2017-2018 Eğitim-Öğretim Yılının ilk yarıyılı sona ererken; Milli Eğitim Bakanlığı 2019 yılı sonuna kadar tüm okulların tam gün eğitime geçmesi hedefini de gerçekleştirmek için çabalarını yoğunlaştırmaktadır. Ancak bu yapılırken, okul ve derslik sayısı tam gün eğitime geçilmesi hedefi doğrultusunda yeterli sayıda artırılmalıdır.  Buradan MEB’i uyarıyoruz: Gerekli alt yapı hazırlanmadan, derslik sayısı artırılmadan, öğrenciler ve öğretmenler için tüm tedbirler alınmadan tam gün eğitime geçilirse, 4+4+4 sisteminde olduğu gibi bir kısım öğretmenimizin norm kadro fazlası olması söz konusu olabilecek ve daha başka birçok sorun da yaşanabilecektir.

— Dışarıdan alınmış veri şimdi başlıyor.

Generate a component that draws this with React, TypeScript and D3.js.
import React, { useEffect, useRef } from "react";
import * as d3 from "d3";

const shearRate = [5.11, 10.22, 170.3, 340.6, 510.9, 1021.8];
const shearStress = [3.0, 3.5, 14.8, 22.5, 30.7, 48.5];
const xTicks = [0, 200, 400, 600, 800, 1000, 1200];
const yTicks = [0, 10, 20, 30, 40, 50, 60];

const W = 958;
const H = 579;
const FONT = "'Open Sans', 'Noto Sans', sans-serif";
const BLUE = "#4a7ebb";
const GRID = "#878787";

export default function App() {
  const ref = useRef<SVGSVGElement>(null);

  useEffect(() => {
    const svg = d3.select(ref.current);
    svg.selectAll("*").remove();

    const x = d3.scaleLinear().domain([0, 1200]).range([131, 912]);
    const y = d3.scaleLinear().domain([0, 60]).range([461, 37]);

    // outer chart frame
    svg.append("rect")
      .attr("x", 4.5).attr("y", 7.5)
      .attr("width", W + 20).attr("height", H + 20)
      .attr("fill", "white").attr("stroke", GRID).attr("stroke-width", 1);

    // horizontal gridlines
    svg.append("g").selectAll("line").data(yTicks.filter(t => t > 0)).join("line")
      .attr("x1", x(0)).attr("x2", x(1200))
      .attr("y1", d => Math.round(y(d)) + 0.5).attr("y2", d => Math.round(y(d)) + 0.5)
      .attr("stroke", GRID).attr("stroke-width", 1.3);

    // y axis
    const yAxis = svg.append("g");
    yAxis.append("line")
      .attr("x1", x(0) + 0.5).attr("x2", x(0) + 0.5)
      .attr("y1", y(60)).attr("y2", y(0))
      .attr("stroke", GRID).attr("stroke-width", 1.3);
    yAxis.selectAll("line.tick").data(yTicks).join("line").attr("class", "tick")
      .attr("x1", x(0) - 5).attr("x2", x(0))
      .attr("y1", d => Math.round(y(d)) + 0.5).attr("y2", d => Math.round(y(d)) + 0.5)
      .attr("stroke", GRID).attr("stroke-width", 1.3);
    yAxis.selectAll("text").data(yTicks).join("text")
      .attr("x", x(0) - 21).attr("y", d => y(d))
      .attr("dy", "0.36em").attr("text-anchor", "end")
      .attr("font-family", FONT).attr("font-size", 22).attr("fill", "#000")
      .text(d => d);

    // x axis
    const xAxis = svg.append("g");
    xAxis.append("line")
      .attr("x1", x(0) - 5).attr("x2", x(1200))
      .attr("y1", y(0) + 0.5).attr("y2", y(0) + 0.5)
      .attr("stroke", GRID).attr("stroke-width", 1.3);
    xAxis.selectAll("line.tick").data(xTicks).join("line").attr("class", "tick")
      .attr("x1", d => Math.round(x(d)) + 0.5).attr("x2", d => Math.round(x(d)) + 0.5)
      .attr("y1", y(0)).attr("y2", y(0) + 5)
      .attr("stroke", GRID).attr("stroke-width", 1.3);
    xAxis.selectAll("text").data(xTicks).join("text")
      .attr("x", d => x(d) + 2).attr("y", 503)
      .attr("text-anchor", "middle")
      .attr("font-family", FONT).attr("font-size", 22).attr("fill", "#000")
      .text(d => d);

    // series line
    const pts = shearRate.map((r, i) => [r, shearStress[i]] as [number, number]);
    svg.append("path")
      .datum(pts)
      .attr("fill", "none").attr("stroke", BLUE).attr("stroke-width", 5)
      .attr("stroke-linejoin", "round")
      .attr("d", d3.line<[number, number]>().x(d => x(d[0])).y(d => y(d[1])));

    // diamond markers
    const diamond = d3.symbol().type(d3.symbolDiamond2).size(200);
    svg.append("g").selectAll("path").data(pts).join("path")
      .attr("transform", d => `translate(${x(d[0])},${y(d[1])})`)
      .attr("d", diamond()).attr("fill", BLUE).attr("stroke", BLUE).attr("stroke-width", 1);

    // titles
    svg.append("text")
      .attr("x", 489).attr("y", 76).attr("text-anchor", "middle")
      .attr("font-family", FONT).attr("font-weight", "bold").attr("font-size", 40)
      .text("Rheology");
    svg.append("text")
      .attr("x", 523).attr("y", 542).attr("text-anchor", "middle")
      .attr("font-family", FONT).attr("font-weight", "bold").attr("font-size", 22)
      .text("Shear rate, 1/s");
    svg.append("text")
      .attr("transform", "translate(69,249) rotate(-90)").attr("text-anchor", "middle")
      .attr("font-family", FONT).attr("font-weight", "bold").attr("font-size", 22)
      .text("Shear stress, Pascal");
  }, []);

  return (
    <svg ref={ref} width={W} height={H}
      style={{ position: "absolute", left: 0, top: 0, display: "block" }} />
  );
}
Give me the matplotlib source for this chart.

Öte yandan tüm öğrencilerimize, öğretmenlerimize ve eğitim çalışanlarımıza iyi tatiller diliyoruz. Çocuklarımız, öğretmenlerimiz bu tatil dönemini bol bol dinlenerek geçirsinler. İkinci yarıyıl umuyoruz ki; eğitimcilerin taleplerinin karşılandığı, eğitimin önemli meselelerinin çözüldüğü bir dönem olur.